I brought this up in last night’s Bible study when we were talking about how to relate to lost people we know. One of the questions was what you would do if your lost friend confided in you that s/he was in one of many dark and evil
lifestyle choices sins. We all expressed how you’d have to handle it delicately, because on the one hand you don’t want to convey even a little bit that you condone their sin – and you wouldn’t be much of a friend if you basically lied to them and pretended it wasn’t a big deal. But on the other hand, you don’t want to “run them off” by sounding sanctimonious or being too harsh.
It does not matter how much you try to engage and relate to people. You can even compromise for miles and miles. Lot didn’t even say “Look, you are all going to hell.” All he did was refuse to cooperate in their sinful plans. Just like Lot, at some point you are going to have to take at least a minimal stand for righteousness. And, like the men of Sodom did, you’re going to be criticized for it and denounced as a sanctimonious self-righteous judgmental bigot. It’s a catch-22.
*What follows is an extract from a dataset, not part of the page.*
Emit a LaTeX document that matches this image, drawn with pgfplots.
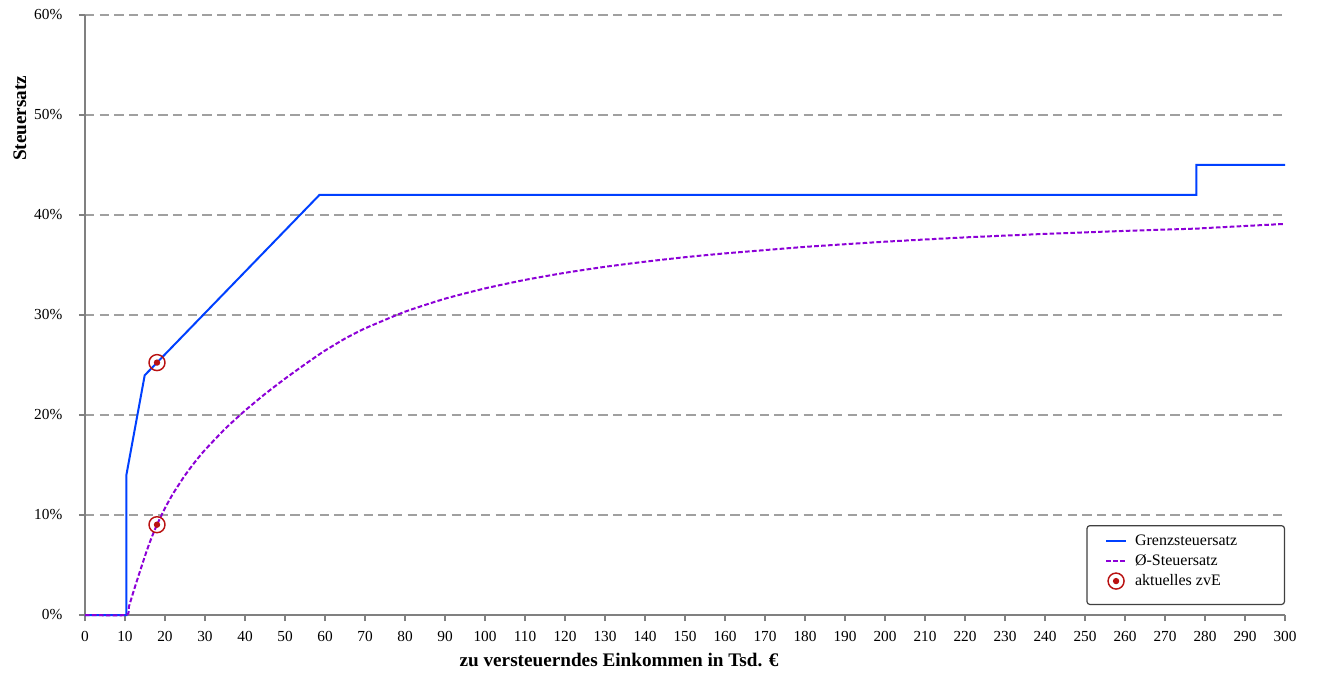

Of course, this isn’t an excuse for actually _being_ self-righteous and sanctimonious. Nobody benefits from that, and it’s an ungodly attitude. But this example should tell us first not to be discouraged and frustrated when it happens, and secondly not to compromise in order to prevent it, because that’s not going to work either. If you’re going to _ever_ take any sort of stand for right and wrong, somebody is going to call you self-righteous and judgmental for it. We should be as kind and gentle as we can without compromising or condoning sin, but we should also realize that sometimes people are going to react badly.